Continuing Care for Pets
Japanese pet owners enjoy a full range of services for their animals. There are even fitness trainers for cats and dogs. Some emerging businesses now target elderly pet lovers. They offer them peace of mind.
Kyoko Shibata is 83 years old. She has no children. She lives alone in Tokyo with her dog, Emily. Emily is her partner on walks and in conversation. She says the dog keeps her going.
Shibata takes Emily to the vet every month to ensure the dog stays healthy. But she doesn't know how long she'll be able to take care of her companion.
"I can't ask my siblings to look after her," she says. "They're in their 80s, too."
Shibata's concerns are common among elderly pet owners. A survey by an animal welfare organization indicates that 37 percent of them are anxious they may become unable to look after their pets.
A non-profit organization called Tokyo Cat Guardian has launched an initiative that finds places for pets that elderly owners can no longer care for.
The group has opened a cafe featuring cats. Customers can enjoy the presence of the animals as they sip their drinks. More than 80 cats have been adopted from elderly people.
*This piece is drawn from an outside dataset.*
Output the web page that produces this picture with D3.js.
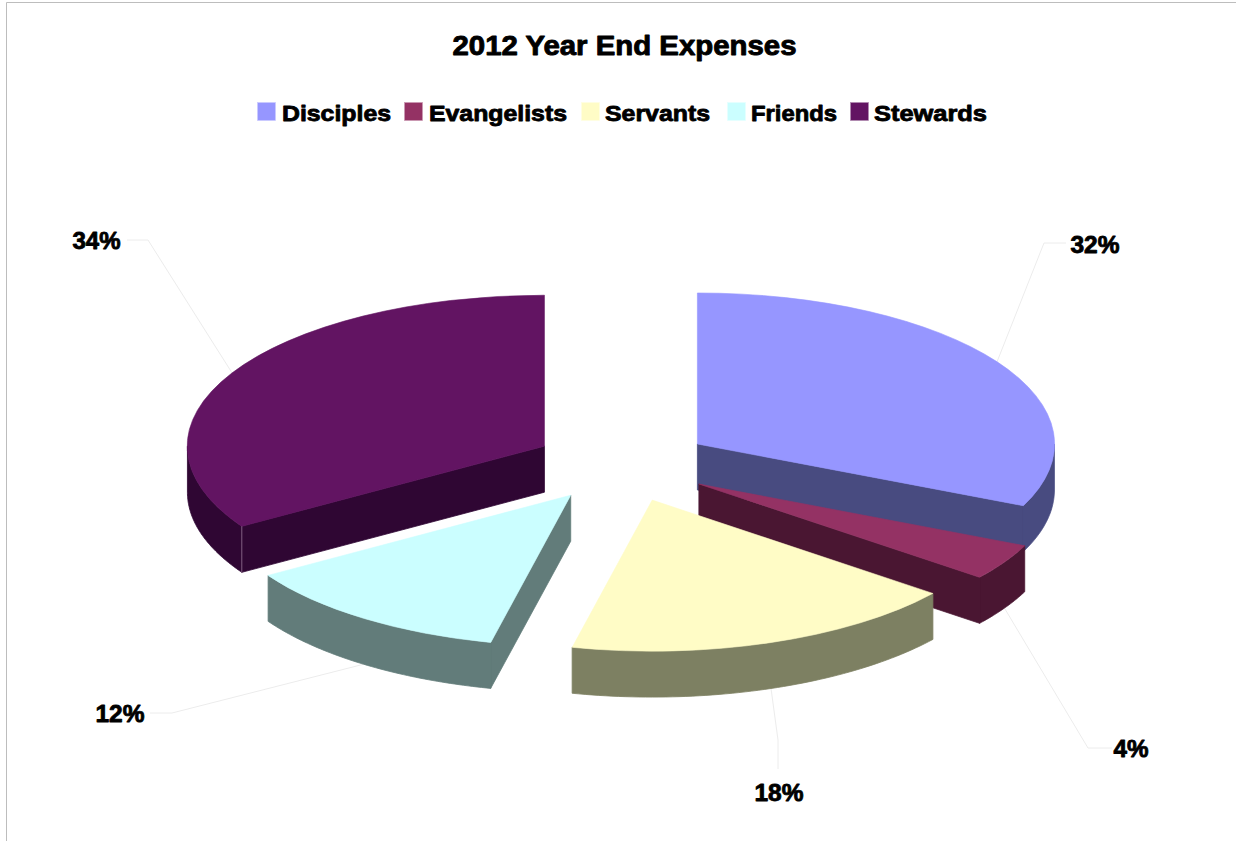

Some live at the cafe, while others have been placed with new owners.
The organization has also set up a system that allows people to live with cats without worrying about their long-term care.
At least one city apartment block comes with its own cats. Residents can choose them as pets. The NPO provides the animals. There are currently about 160 such units.
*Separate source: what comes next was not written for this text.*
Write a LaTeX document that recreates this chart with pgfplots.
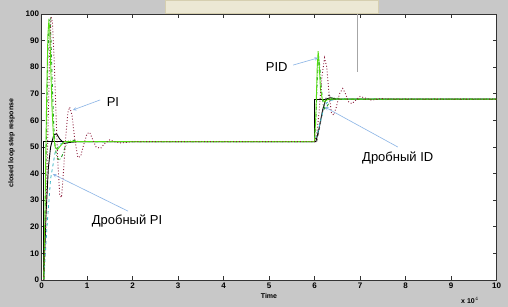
\documentclass[border=0pt]{standalone}
\usepackage{fontspec}
\setmainfont{Liberation Sans}
\usepackage{pgfplots}
\pgfplotsset{compat=1.18}
\definecolor{figgray}{HTML}{C8C8C8}
\definecolor{barbeige}{HTML}{ECE8D4}
\definecolor{barline}{HTML}{D6CFB0}
\definecolor{dkgreen}{HTML}{2A9D2A}
\definecolor{brgreen}{HTML}{55DD11}
\definecolor{maroon}{HTML}{8B1A3A}
\definecolor{cyanl}{HTML}{3CB8C8}
\definecolor{arrowblue}{HTML}{8AB4E6}
\begin{document}
\begin{tikzpicture}
\useasboundingbox (0pt,0pt) rectangle (508pt,307pt);
\fill[figgray] (0pt,0pt) rectangle (508pt,307pt);
\fill[barbeige] (165pt,294pt) rectangle (378pt,307pt);
\draw[barline] (165pt,294pt) rectangle (378pt,307pt);
\begin{axis}[
  at={(41.5pt,27pt)}, anchor=south west,
  width=455pt, height=266pt, scale only axis,
  xmin=0, xmax=10, ymin=0, ymax=100,
  xtick={0,1,...,10}, ytick={0,10,...,100},
  tick align=inside, tick pos=both,
  major tick length=4pt,
  axis background/.style={fill=white},
  axis line style={black!80, line width=0.8pt},
  every tick/.style={black!80, line width=0.6pt},
  tick label style={font=\fontsize{8}{9}\selectfont\bfseries},
  /pgf/number format/assume math mode=true,
  xticklabel style={yshift=1pt},
  yticklabel style={xshift=1pt},
  ylabel={closed loop step response},
  xlabel={Time},
  every axis y label/.style={at={(axis description cs:-0.066,0.515)}, rotate=90, anchor=center, font=\fontsize{7}{8}\selectfont\bfseries},
  every axis x label/.style={at={(axis description cs:0.5,-0.062)}, anchor=center, font=\fontsize{7}{8}\selectfont\bfseries},
  clip=true,
]
% set point
\addplot[black, line width=0.9pt] coordinates {(0,0) (0.05,0) (0.05,52) (6.0,52) (6.0,68) (10,68)};
% black response
\addplot[black, line width=0.9pt] coordinates {(0.05,0) (0.1,25) (0.15,42) (0.2,50) (0.27,54.5) (0.33,55) (0.4,53) (0.5,51.3) (0.6,51.7) (0.8,52) (6.03,52) (6.1,57) (6.18,64) (6.25,68) (6.35,68.5) (6.5,68) (10,68)};
% cyan dashed
\addplot[cyanl, dashed, line width=0.8pt] coordinates {(0.05,0) (0.12,20) (0.2,38) (0.3,48) (0.4,51) (0.55,52) (6.0,52) (6.08,56) (6.18,63) (6.26,66.5) (6.35,67.5) (6.5,68) (10,68)};
% dark dashed
\addplot[black!70, dashed, line width=0.7pt] coordinates {(6.05,52) (6.12,58) (6.2,65) (6.26,69) (6.32,69.5) (6.4,68) (10,68)};
% green dash-dot
\addplot[dkgreen, dash dot, line width=0.9pt] coordinates {(0.05,0) (0.08,25) (0.11,55) (0.14,85) (0.17,97) (0.19,98) (0.21,90) (0.24,72) (0.27,58) (0.3,50) (0.34,46) (0.4,45) (0.46,47) (0.52,50) (0.6,52.5) (0.7,52.5) (0.85,52) (6.0,52) (6.03,60) (6.06,75) (6.09,84) (6.12,80) (6.15,72) (6.19,66) (6.23,64) (6.3,66) (6.38,68.5) (6.5,68.3) (6.7,68) (10,68)};
% bright green
\addplot[brgreen, line width=0.9pt] coordinates {(0.05,0) (0.08,30) (0.11,65) (0.14,92) (0.16,97) (0.18,95) (0.2,82) (0.23,65) (0.26,55) (0.3,50) (0.35,49) (0.42,50.5) (0.5,52) (0.7,52) (6.0,52) (6.03,62) (6.06,80) (6.08,86) (6.1,82) (6.13,72) (6.17,68) (6.22,67) (6.3,68) (10,68)};
% maroon dotted
\addplot[maroon, dotted, line width=0.9pt] coordinates {(0.05,0) (0.1,25) (0.14,55) (0.18,85) (0.21,99) (0.24,97) (0.28,82) (0.32,62) (0.36,44) (0.4,32) (0.44,31) (0.48,40) (0.53,53) (0.58,63) (0.62,65) (0.67,62) (0.73,53) (0.8,46) (0.86,46.5) (0.93,51) (1.0,55) (1.06,55.5) (1.12,53) (1.2,50) (1.3,49.5) (1.4,51.5) (1.5,52.7) (1.6,52) (1.75,51.5) (2,52) (6.0,52) (6.05,55) (6.1,63) (6.16,76) (6.22,83.5) (6.27,80) (6.32,70) (6.37,63) (6.42,62) (6.48,65) (6.55,70) (6.62,72) (6.68,70) (6.75,67) (6.82,66.3) (6.9,67.5) (7.0,69) (7.1,68.5) (7.25,67.6) (7.45,68.2) (7.7,68) (10,68)};
% annotations
\draw[arrowblue, line width=0.6pt, -stealth] (axis cs:1.29,67.7) -- (axis cs:0.69,63.9);
\node[font=\fontsize{13}{14}\selectfont] at (axis cs:1.57,66.9) {PI};
\draw[arrowblue, line width=0.6pt, -stealth] (axis cs:1.90,25.9) -- (axis cs:0.25,39.8);
\node[font=\fontsize{13}{14}\selectfont] at (axis cs:1.88,22.2) {Дробный PI};
\draw[arrowblue, line width=0.6pt, -stealth] (axis cs:5.53,80.8) -- (axis cs:6.08,83.5);
\node[font=\fontsize{13}{14}\selectfont] at (axis cs:5.17,80.1) {PID};
\draw[arrowblue, line width=0.6pt, -stealth] (axis cs:7.83,50) -- (axis cs:6.23,65);
\node[font=\fontsize{13}{14}\selectfont] at (axis cs:7.83,45.9) {Дробный ID};
\end{axis}
\node[font=\fontsize{7}{8}\selectfont\bfseries] at (470pt,7pt) {x 10$^{4}$};
\draw[black!35, line width=0.5pt] (357pt,293pt) -- (357pt,235pt);
\end{tikzpicture}
\end{document}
Some of the flats have a special entrance and exit for cats, or areas where the animals can play. If a resident becomes unable to care for his or her cat, members of the group step in.
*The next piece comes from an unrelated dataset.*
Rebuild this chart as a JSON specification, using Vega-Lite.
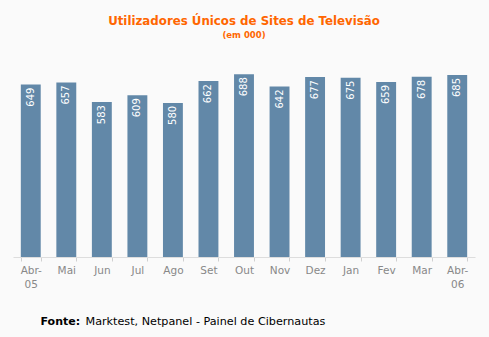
{
  "$schema": "https://vega.github.io/schema/vega-lite/v6.json",
  "autosize": {"type": "none"},
  "width": 462,
  "height": 186,
  "padding": {"left": 13, "top": 71, "right": 14, "bottom": 80},
  "background": "#fafafa",
  "title": {
    "text": "Utilizadores Únicos de Sites de Televisão",
    "subtitle": "(em 000)",
    "anchor": "middle",
    "frame": "group",
    "font": "DejaVu Sans",
    "fontSize": 11.8,
    "fontWeight": "bold",
    "color": "#ff6600",
    "subtitleFont": "DejaVu Sans",
    "subtitleFontSize": 8.5,
    "subtitleFontWeight": "bold",
    "subtitleColor": "#ff6600",
    "subtitlePadding": 3,
    "offset": 32
  },
  "data": {
    "values": [
      {"mes": "Abr-05", "valor": 649},
      {"mes": "Mai", "valor": 657},
      {"mes": "Jun", "valor": 583},
      {"mes": "Jul", "valor": 609},
      {"mes": "Ago", "valor": 580},
      {"mes": "Set", "valor": 662},
      {"mes": "Out", "valor": 688},
      {"mes": "Nov", "valor": 642},
      {"mes": "Dez", "valor": 677},
      {"mes": "Jan", "valor": 675},
      {"mes": "Fev", "valor": 659},
      {"mes": "Mar", "valor": 678},
      {"mes": "Abr-06", "valor": 685}
    ]
  },
  "encoding": {
    "x": {
      "field": "mes",
      "type": "ordinal",
      "sort": null,
      "scale": {"paddingInner": 0.44, "paddingOuter": 0.22},
      "axis": {
        "title": "Marktest, Netpanel - Painel de Cibernautas",
        "titleFont": "DejaVu Sans",
        "titleFontSize": 11.2,
        "titleFontWeight": "normal",
        "titleColor": "#000000",
        "titleAlign": "left",
        "titleAnchor": null,
        "titleBaseline": "alphabetic",
        "titleX": 72,
        "titleY": 67,
        "labelAngle": 0,
        "labelFont": "DejaVu Sans",
        "labelFontSize": 10.5,
        "labelColor": "#888888",
        "labelPadding": 4,
        "labelLineHeight": 14,
        "labelExpr": "length(datum.label) > 3 ? [slice(datum.label, 0, 4), slice(datum.label, 4)] : datum.label",
        "tickBand": "extent",
        "tickSize": 4,
        "tickColor": "#d0d0d0",
        "domainColor": "#dddddd",
        "grid": false
      }
    },
    "y": {
      "field": "valor",
      "type": "quantitative",
      "scale": {"domain": [0, 700]},
      "axis": {
        "title": "Fonte:",
        "titleFont": "DejaVu Sans",
        "titleFontSize": 11,
        "titleFontWeight": "bold",
        "titleColor": "#000000",
        "titleAngle": 0,
        "titleAlign": "left",
        "titleAnchor": null,
        "titleBaseline": "alphabetic",
        "titleX": 27,
        "titleY": 253,
        "labels": false,
        "ticks": false,
        "domain": false,
        "grid": false
      }
    }
  },
  "layer": [
    {"mark": {"type": "bar", "color": "#6288a8"}},
    {
      "mark": {
        "type": "text",
        "angle": 270,
        "align": "right",
        "baseline": "middle",
        "dx": -3,
        "color": "#ffffff",
        "font": "DejaVu Sans",
        "fontSize": 10
      },
      "encoding": {"text": {"field": "valor", "type": "quantitative"}}
    }
  ],
  "config": {"view": {"stroke": null}}
}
The group believes the cats help foster friendship among the human inhabitants.
"Pets are a safe topic of conversation," says Yoko Yamamoto, one of the group's representatives. "They can promote good, neighborly relationships. We hope to spread the system around the country."
Another initiative allows elderly people to provide financial support for their pets. It's based on trust. A pet owner leaves money to a company such as Japan Pet Owners Club. The firm started business this year. The amount depends on the pet's age.
If something happens to the owner, the pet is placed under a veterinarian's care. The costs of caring for the pet are covered by the funds the owner has deposited with the firm.
The caretakers will try to place the animal in a new home, depending on the owner's wishes.
"I believe people want their pets to be happy if something happens to them," says company president Ryosuke Nogawa. "We've come up with a system that can make that wish come true."
Elderly people have plenty to worry about as the end of life approaches. New initiatives like these are meant to ensure the welfare of beloved companions won't be one of them.